→ The exercise:
Below this line is a listing that includes pictures. Copy exactly, and only, the lines from the one containing "Generate a Python" through the one containing "plt.rcParams['font.family'] = ['Lato', 'DejaVu"; the pictures do not go in the copy.

--- start Data section ---

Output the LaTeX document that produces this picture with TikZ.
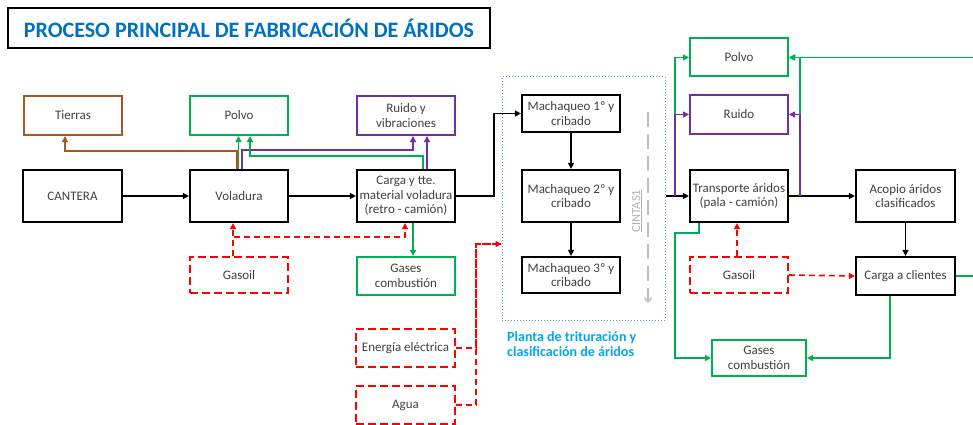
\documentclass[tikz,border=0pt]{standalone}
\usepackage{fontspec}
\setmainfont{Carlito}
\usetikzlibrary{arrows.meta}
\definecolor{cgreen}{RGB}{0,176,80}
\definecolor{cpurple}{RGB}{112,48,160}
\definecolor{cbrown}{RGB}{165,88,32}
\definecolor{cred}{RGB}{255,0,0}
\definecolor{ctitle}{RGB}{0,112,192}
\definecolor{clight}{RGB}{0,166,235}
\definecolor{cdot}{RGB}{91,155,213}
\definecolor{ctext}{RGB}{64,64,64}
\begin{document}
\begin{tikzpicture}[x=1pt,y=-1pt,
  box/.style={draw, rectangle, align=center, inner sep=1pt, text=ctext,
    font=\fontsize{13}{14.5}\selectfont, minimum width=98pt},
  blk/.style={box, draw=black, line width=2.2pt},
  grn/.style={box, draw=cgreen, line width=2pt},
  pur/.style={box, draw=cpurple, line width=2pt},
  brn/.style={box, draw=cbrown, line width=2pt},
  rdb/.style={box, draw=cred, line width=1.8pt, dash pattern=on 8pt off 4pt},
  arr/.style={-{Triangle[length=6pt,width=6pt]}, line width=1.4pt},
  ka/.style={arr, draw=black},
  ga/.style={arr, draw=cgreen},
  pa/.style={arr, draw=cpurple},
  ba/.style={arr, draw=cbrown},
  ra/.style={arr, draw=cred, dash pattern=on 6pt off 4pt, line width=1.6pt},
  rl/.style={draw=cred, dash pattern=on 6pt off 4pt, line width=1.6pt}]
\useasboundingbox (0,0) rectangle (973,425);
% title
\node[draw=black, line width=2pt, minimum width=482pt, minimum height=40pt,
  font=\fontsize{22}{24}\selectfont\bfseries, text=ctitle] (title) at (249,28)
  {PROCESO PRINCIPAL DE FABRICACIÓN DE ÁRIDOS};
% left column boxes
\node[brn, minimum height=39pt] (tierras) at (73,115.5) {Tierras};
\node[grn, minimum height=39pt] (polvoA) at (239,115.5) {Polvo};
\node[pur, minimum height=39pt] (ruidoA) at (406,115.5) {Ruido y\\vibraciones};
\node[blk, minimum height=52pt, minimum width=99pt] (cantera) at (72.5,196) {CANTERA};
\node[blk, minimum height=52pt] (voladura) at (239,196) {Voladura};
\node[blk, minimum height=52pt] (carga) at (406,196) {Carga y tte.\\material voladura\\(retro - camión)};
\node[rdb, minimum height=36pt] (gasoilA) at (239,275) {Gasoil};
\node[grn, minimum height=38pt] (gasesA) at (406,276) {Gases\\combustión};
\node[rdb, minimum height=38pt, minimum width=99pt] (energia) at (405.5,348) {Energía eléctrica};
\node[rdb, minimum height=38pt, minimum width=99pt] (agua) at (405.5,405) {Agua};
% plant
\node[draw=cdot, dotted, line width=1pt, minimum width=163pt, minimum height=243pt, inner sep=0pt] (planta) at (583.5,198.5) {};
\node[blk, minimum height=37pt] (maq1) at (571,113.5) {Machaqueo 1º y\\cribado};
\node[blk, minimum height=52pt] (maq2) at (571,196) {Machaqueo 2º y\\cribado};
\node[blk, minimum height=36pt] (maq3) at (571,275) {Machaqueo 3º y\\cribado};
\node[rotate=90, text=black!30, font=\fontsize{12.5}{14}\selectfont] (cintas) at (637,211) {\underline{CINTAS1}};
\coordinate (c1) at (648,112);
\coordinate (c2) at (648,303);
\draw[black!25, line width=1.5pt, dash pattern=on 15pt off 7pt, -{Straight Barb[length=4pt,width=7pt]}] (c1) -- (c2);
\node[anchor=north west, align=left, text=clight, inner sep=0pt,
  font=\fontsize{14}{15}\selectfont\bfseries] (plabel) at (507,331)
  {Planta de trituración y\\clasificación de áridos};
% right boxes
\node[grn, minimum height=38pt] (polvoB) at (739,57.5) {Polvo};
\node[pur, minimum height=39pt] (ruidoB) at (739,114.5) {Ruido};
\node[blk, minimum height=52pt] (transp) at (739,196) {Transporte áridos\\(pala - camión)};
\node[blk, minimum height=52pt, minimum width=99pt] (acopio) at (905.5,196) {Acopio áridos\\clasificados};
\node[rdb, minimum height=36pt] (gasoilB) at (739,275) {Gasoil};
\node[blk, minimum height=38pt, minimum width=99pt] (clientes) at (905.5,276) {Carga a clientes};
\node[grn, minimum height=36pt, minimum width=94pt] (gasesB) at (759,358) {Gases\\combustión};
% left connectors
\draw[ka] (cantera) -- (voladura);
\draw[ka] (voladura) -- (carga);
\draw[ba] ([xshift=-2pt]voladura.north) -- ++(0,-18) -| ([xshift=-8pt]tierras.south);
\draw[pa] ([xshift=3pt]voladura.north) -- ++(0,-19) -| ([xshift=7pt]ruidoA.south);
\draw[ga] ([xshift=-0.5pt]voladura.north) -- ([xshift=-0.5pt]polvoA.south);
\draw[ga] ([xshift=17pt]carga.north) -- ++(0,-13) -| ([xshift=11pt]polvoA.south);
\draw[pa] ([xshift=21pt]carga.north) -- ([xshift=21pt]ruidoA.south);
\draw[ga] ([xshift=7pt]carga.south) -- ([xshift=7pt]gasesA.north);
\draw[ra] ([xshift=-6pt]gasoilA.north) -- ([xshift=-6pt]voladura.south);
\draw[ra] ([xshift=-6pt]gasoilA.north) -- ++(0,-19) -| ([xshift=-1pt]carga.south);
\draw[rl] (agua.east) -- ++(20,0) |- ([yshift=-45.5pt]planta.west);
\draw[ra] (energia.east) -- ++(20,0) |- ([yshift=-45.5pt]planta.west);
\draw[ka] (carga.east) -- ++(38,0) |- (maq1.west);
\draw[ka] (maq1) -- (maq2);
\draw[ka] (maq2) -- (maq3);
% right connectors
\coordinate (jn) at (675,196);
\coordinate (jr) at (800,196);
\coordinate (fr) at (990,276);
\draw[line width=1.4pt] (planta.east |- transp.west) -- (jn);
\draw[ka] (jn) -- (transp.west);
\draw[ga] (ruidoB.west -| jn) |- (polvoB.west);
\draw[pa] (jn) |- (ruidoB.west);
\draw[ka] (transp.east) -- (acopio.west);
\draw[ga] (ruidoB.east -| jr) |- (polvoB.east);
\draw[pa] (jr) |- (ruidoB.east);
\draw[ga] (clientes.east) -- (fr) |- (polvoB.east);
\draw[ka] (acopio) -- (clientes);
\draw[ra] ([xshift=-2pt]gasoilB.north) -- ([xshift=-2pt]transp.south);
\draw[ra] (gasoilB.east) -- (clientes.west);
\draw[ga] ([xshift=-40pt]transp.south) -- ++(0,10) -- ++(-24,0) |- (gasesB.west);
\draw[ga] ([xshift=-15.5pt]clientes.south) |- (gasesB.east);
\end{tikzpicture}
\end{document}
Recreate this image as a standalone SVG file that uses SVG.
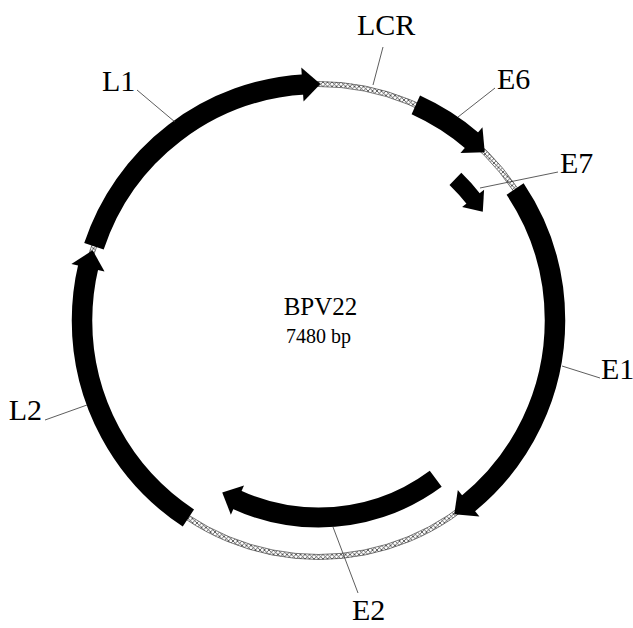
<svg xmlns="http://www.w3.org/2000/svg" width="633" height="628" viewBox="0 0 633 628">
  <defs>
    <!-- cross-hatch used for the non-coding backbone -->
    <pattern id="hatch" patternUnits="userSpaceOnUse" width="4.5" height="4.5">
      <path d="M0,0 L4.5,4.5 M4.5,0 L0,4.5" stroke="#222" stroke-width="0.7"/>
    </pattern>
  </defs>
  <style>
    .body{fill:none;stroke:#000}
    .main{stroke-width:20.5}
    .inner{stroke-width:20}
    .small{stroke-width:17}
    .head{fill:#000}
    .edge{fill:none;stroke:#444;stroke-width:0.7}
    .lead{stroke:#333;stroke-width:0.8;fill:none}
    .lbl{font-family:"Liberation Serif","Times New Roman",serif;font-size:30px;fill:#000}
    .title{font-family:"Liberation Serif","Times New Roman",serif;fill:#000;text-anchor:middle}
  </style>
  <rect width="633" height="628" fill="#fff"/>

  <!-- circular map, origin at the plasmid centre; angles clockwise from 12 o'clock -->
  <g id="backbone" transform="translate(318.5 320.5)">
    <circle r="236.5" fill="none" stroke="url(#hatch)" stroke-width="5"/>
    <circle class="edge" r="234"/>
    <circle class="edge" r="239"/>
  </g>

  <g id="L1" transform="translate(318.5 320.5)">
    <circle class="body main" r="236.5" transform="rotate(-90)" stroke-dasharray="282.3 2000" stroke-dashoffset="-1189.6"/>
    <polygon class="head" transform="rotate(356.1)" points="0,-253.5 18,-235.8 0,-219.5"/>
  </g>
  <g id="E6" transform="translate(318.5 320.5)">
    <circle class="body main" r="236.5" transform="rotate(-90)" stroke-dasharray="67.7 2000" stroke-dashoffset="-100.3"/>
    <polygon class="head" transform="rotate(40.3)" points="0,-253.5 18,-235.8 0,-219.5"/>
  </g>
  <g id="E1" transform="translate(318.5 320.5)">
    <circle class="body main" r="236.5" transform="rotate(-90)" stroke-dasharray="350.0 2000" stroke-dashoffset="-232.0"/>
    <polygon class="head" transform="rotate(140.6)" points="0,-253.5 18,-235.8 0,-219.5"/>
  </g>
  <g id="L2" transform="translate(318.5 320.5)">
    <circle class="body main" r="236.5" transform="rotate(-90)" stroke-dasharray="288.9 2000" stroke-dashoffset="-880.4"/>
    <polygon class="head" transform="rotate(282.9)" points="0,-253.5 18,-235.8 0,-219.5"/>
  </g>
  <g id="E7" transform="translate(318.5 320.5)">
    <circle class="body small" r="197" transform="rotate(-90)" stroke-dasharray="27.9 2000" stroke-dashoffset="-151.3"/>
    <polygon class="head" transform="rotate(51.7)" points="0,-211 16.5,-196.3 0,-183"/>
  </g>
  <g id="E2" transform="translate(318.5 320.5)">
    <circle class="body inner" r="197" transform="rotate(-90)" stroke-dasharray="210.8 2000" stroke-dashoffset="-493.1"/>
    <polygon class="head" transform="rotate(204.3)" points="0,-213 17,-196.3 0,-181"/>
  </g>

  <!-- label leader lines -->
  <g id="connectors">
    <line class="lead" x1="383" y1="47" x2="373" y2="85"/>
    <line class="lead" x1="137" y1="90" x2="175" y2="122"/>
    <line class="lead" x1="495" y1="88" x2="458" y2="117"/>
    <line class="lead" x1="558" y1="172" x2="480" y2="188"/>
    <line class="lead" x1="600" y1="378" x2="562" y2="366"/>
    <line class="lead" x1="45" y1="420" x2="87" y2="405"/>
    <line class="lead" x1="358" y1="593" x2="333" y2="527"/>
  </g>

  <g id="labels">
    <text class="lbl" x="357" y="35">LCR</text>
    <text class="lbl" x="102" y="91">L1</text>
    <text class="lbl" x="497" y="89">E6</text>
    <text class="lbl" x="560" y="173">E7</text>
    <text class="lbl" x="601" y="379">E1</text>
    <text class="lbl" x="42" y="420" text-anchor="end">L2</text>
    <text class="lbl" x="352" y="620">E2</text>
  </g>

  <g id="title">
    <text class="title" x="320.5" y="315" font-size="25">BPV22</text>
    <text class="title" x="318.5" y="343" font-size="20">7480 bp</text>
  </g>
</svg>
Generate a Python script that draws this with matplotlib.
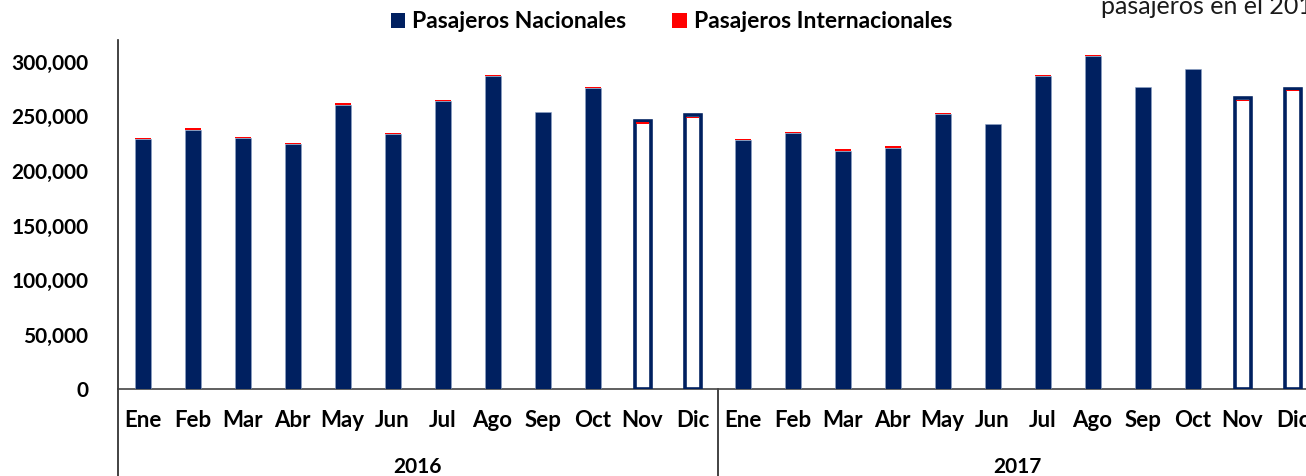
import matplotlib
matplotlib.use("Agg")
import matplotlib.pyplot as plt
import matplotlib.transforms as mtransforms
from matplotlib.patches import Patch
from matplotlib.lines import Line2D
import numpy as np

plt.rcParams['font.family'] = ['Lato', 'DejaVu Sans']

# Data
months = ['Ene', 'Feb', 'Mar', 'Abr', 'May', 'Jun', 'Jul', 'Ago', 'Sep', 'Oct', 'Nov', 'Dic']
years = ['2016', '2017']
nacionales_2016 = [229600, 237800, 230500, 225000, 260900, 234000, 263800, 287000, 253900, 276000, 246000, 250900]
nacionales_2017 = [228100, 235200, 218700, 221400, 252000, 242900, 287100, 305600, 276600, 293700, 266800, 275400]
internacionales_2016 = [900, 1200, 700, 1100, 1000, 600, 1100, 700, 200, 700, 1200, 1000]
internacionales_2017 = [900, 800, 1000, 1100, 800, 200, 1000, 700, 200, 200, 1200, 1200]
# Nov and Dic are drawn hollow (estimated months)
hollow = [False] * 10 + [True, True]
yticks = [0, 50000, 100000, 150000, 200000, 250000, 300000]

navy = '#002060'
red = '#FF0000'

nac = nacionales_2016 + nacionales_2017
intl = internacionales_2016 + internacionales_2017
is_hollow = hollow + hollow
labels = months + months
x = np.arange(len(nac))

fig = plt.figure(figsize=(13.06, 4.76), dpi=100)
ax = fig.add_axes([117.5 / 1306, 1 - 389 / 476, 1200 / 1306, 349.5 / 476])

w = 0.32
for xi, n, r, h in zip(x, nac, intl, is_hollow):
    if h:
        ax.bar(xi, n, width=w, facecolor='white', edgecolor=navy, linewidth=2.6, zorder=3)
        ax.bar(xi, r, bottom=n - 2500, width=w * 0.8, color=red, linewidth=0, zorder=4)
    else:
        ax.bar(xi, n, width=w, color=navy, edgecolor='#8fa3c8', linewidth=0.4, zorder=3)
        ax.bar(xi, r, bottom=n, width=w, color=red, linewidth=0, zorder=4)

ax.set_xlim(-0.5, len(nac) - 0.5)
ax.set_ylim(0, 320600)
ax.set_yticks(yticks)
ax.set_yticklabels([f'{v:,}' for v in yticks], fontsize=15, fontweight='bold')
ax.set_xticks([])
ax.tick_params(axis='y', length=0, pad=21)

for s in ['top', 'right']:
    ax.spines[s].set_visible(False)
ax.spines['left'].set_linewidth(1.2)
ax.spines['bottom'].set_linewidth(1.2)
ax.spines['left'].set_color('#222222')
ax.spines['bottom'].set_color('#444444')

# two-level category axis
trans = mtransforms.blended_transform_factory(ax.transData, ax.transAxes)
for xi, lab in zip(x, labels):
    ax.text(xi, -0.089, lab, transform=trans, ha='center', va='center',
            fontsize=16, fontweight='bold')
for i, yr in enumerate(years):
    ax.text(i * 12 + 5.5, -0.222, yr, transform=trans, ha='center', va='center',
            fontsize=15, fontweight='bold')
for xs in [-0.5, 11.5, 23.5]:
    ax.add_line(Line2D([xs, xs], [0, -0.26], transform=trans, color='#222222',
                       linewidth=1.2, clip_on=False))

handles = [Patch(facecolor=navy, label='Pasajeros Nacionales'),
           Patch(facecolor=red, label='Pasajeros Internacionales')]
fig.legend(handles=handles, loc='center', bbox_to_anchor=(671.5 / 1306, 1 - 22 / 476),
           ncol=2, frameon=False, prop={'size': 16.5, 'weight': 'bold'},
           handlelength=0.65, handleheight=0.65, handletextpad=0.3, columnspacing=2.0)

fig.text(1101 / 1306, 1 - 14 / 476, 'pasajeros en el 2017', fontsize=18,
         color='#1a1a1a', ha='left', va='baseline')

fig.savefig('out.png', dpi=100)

--- end Data section ---

→ Task response:
Generate a Python script that draws this with matplotlib.
import matplotlib
matplotlib.use("Agg")
import matplotlib.pyplot as plt
import matplotlib.transforms as mtransforms
from matplotlib.patches import Patch
from matplotlib.lines import Line2D
import numpy as np

plt.rcParams['font.family'] = ['Lato', 'DejaVu Sans']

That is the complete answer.